Exercise aim:
From the records below, pull each line that has "this".
──────── Material shown
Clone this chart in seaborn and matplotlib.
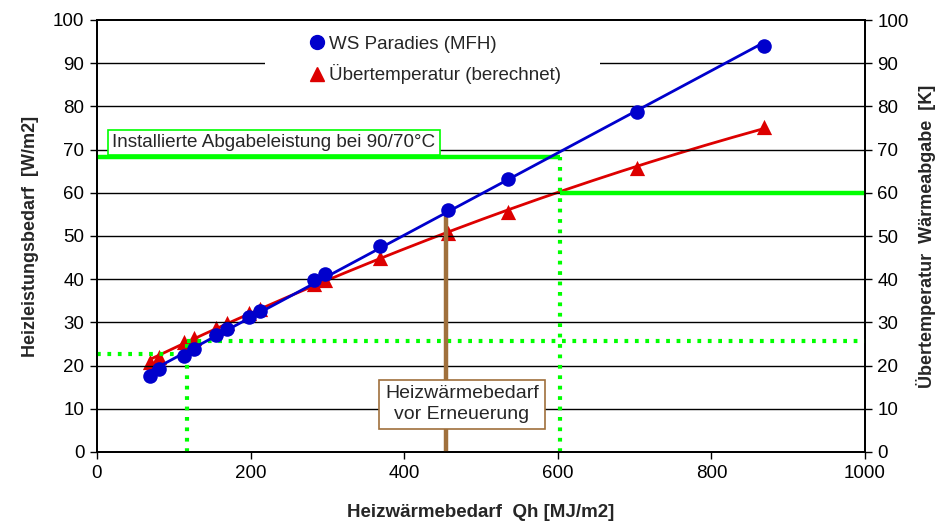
────────────────
──────── Material shown
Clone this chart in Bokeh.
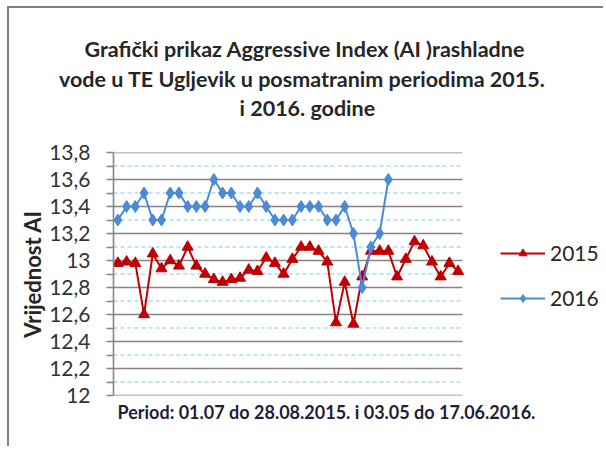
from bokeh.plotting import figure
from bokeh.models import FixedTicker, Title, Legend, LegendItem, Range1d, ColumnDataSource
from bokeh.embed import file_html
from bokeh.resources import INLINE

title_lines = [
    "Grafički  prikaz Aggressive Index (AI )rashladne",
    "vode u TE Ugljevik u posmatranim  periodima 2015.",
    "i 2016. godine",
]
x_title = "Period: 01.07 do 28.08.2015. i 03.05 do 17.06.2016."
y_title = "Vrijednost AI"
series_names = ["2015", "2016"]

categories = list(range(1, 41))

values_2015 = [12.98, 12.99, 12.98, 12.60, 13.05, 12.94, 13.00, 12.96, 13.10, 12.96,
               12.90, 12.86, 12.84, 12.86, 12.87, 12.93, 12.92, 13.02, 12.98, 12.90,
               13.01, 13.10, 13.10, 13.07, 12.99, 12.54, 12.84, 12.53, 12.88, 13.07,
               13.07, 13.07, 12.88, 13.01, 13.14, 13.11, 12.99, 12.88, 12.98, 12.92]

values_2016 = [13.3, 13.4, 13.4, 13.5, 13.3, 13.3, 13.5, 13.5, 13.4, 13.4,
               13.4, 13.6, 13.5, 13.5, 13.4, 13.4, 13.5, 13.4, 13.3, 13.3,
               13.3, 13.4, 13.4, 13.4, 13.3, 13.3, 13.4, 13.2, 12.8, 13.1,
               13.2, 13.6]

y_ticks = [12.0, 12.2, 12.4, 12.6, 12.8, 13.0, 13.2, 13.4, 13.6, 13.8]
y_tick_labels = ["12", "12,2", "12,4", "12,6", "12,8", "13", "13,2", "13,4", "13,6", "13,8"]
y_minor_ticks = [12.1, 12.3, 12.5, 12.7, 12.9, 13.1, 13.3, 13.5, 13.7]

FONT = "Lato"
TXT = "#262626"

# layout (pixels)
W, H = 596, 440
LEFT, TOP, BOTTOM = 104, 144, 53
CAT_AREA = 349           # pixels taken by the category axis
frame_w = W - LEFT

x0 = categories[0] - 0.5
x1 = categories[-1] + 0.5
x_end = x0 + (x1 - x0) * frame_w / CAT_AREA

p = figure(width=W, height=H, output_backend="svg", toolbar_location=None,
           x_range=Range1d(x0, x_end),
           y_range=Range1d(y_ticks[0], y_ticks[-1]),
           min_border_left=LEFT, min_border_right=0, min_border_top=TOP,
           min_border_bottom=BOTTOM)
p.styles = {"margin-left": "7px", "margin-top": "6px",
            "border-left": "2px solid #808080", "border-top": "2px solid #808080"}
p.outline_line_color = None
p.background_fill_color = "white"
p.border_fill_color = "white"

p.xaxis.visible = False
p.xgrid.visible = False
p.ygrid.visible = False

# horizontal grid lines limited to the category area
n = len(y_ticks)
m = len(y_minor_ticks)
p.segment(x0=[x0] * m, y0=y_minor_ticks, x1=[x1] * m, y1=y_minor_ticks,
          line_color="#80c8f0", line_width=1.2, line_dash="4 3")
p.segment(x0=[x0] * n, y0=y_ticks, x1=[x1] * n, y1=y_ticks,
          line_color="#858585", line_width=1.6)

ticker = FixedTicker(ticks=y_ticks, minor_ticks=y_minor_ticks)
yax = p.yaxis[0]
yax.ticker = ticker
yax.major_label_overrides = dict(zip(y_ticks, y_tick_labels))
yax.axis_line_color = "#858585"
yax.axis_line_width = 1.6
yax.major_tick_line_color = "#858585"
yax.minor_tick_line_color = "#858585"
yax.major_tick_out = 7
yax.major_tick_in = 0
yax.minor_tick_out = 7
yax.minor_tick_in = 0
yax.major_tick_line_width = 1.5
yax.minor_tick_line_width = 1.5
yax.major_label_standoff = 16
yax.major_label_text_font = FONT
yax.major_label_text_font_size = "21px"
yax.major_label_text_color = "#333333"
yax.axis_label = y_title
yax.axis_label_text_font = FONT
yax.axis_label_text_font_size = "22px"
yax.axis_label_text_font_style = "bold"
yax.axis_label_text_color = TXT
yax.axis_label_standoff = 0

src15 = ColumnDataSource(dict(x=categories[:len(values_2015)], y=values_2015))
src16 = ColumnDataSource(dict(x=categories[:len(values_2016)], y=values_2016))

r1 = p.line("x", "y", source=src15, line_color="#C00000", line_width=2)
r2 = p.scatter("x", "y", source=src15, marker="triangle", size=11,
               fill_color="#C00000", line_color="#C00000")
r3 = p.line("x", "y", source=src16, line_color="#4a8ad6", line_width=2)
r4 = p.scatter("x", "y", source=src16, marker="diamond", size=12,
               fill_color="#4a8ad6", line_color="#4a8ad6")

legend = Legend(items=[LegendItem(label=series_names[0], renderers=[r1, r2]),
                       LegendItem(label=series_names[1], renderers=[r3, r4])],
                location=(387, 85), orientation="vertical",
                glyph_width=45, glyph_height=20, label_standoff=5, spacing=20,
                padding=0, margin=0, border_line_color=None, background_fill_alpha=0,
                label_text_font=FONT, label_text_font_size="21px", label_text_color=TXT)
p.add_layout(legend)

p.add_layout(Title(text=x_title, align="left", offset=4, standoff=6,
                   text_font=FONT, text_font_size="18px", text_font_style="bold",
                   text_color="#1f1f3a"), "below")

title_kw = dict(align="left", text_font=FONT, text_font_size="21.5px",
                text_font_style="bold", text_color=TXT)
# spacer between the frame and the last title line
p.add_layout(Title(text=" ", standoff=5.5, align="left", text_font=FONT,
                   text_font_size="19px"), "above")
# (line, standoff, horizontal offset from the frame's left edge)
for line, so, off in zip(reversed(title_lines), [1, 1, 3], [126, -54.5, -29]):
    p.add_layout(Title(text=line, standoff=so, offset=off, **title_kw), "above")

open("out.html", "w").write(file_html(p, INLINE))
────────────────
Worked solution:
Clone this chart in seaborn and matplotlib.
Clone this chart in Bokeh.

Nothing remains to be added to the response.